- Developers: Rainbow Rhino Cinemax
- Publisher: Cinemax
- Platforms: MS-DOS; Windows;
- Release: 1999
- Genre: Adventure
- Mode: Single-player

= Ve stínu havrana =

1999 video game

Ve stínu havrana (English: In the Raven Shadow) is a 1999 adventure game developed by the Slovak company Rainbow Rhino and published by the Czech company CINEMAX.

==Production==
The game was created by Rainbow Rhino.

All characters in the game are voiced by the Czech actor Jiří Lábus.

The first edition of the game became sold out in less than a year. The title saw three editions, and became a magazine attachment 8 times; it was played by 250,000 players.
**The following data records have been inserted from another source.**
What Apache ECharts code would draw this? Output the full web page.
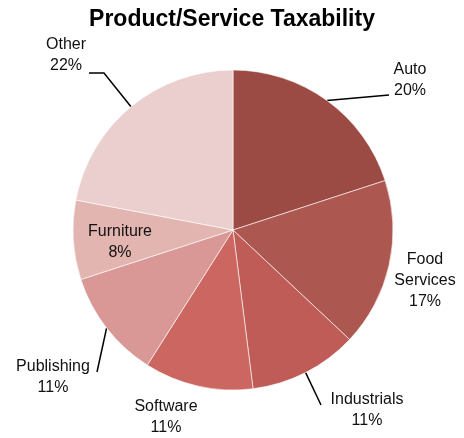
<!DOCTYPE html>
<html>
<head>
<meta charset="utf-8">
<script src="https://cdn.jsdelivr.net/npm/echarts@6/dist/echarts.min.js"></script>
<style>
  html, body { margin: 0; padding: 0; background: #fff; }
  #chart { width: 464px; height: 438px; }
</style>
</head>
<body>
<div id="chart"></div>
<script>
// Share of products/services by taxability category (percent)
const categories = ['Auto', 'Food Services', 'Industrials', 'Software', 'Publishing', 'Furniture', 'Other'];
const shares = [20, 17, 11, 11, 11, 8, 22];
const sliceColors = ['#9c4a44', '#ad5751', '#c05c57', '#cc6660', '#d99896', '#e2b5b1', '#eacfce'];

// Where each label sits, and the bend/end of its leader line (null = no line)
const labelSpots = [
  { x: 410, y: 80, line: [[389, 95], [389, 95]] },
  { x: 425, y: 281, line: null },
  { x: 367, y: 410, line: [[321, 405], [321, 405]] },
  { x: 166, y: 417, line: null },
  { x: 53, y: 377, line: [[97, 372], [97, 372]] },
  { x: 120, y: 242, line: null },
  { x: 66, y: 55, line: [[104, 73], [89, 73]] }
];

const chart = echarts.init(document.getElementById('chart'));

const data = categories.map((name, i) => {
  const spot = labelSpots[i];
  const item = {
    name: name,
    value: shares[i],
    itemStyle: { color: sliceColors[i] },
    labelLine: { show: !!spot.line }
  };
  if (name === 'Furniture') item.label = { position: 'inside' };
  return item;
});

chart.setOption({
  animation: false,
  title: {
    text: 'Product/Service Taxability',
    left: 'center',
    top: 3,
    textStyle: {
      fontFamily: 'Liberation Sans',
      fontWeight: 'bold',
      fontSize: 23,
      color: '#000'
    }
  },
  series: [{
    type: 'pie',
    center: [233, 230],
    radius: 160,
    startAngle: 90,
    clockwise: true,
    data: data,
    itemStyle: { borderColor: '#fff', borderWidth: 0.6 },
    label: {
      show: true,
      position: 'outside',
      overflow: 'none',
      fontFamily: 'Liberation Sans',
      fontSize: 16,
      lineHeight: 21,
      color: '#111',
      align: 'center',
      formatter: p => p.name.replace(' ', '\n') + '\n' + p.value + '%'
    },
    labelLine: {
      lineStyle: { color: '#000', width: 1.5 }
    },
    labelLayout: function (params) {
      const spot = labelSpots[params.dataIndex];
      const out = {
        x: spot.x,
        y: spot.y,
        align: 'center',
        verticalAlign: 'middle'
      };
      if (spot.line && params.labelLinePoints) {
        out.labelLinePoints = [params.labelLinePoints[0], spot.line[0], spot.line[1]];
      }
      return out;
    }
  }]
});
</script>
</body>
</html>
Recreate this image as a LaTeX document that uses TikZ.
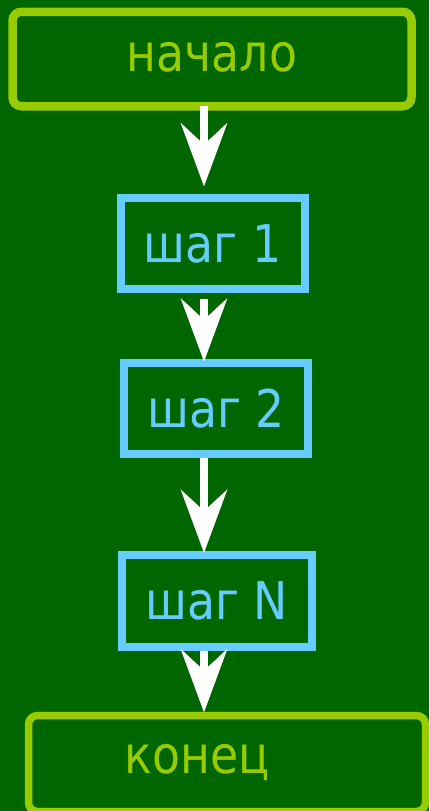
\documentclass[tikz,border=0pt]{standalone}
\usepackage{fontspec}
\setmainfont{DejaVu Sans}[FakeStretch=0.88]
\usetikzlibrary{arrows.meta}
\definecolor{pagegreen}{HTML}{006600}
\definecolor{termgreen}{HTML}{99CC00}
\definecolor{stepblue}{HTML}{66CCFF}

\begin{document}
\begin{tikzpicture}[x=1pt,y=-1pt,
  font=\fontsize{52}{60}\selectfont,
  termbox/.style={draw=termgreen, line width=8.5pt, rounded corners=9pt,
    text=termgreen, outer sep=0pt, inner sep=0pt},
  stepbox/.style={draw=stepblue, line width=8pt, text=stepblue,
    outer sep=0pt, inner sep=0pt, text height=38pt, text depth=0pt},
  flow/.style={draw=white, line width=8.5pt,
    -{Stealth[length=63pt,width=46pt,inset=21pt]}}]

  % page
  \useasboundingbox (0,0) rectangle (429,811);
  \fill[pagegreen] (0,0) rectangle (429,811);

  % boxes
  \node[termbox, minimum width=399pt, minimum height=94.5pt,
        text height=24pt, text depth=0pt] (start) at (212,59) {начало};
  \node[stepbox, minimum width=183.5pt, minimum height=91pt] (s1) at (212.75,243) {шаг 1};
  \node[stepbox, minimum width=184pt, minimum height=91.4pt] (s2) at (216.25,408.5) {шаг 2};
  \node[stepbox, minimum width=190pt, minimum height=91.5pt] (sN) at (216.6,600.75) {шаг N};
  \node[termbox, line width=7.5pt, minimum width=397pt, minimum height=96pt] (finish) at (227,763.5) {};
  \node[text=termgreen, anchor=base, inner sep=0pt] (finishtext) at (197,773) {конец};

  % arrows along one vertical line
  \coordinate (ax) at (204,0);
  \draw[flow, shorten >=11pt] (start.south -| ax) -- (s1.north -| ax);
  \draw[flow, shorten <=10pt, shorten >=1pt] (s1.south -| ax) -- (s2.north -| ax);
  \draw[flow, shorten <=4pt, shorten >=2pt] (s2.south -| ax) -- (sN.north -| ax);
  \draw[flow, shorten <=4.5pt, shorten >=3pt] (sN.south -| ax) -- (finish.north -| ax);
\end{tikzpicture}
\end{document}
In 2008, work was being done on a second game, however it was never released. The game is currently available on Steam, and was uploaded on July 12, 2017.

==Plot and gameplay==
The player takes control of the good-natured monk Severin, who one day "escapes" from the monastery and decides to seek his way of life.

==Critical reception==
Absolute Games offered a mixed assessment of the game. Just Adventure decided that players willing to overlook the game's technical limitations would find enjoyment from its witty sense of humour. Bonusweb.cz felt that if the idea of the game bored players, they could wait another week for Czech adventure game Hot Summer 2 to be released. Bonusweb asserted that the game is likely known by every Czech computer player.

==Sequel==
Cinemax announced works on Ve stínu havrana 2 in 2007. It was scheduled for a release in the second quarter of 2008. It was a collaboration between House of Dragonflies and Cinemax, and contained the work of graphic designers Erik Sille and Boris Sirka. The game's plot would have seen the monk Severin be trapped between medieval Europe, and futuristic world guided by Plato's philosophy of perfect States. The game was inspired by the works of PKDick, W. Gibson, and T. Giliam's film productions. It was a 3D point-and-click adventure with a non-linear story, while featuring limited RPG elements. The game was reported as being make completely in Czech, including its dubbing. It promised to touch on historical themes and insights into philosophy, religion, mathematics, and cybernetics. Development was eventually cancelled. Bonusweb felt it was a shame the project never took off, as it seemed like an "interesting psychedelic affair".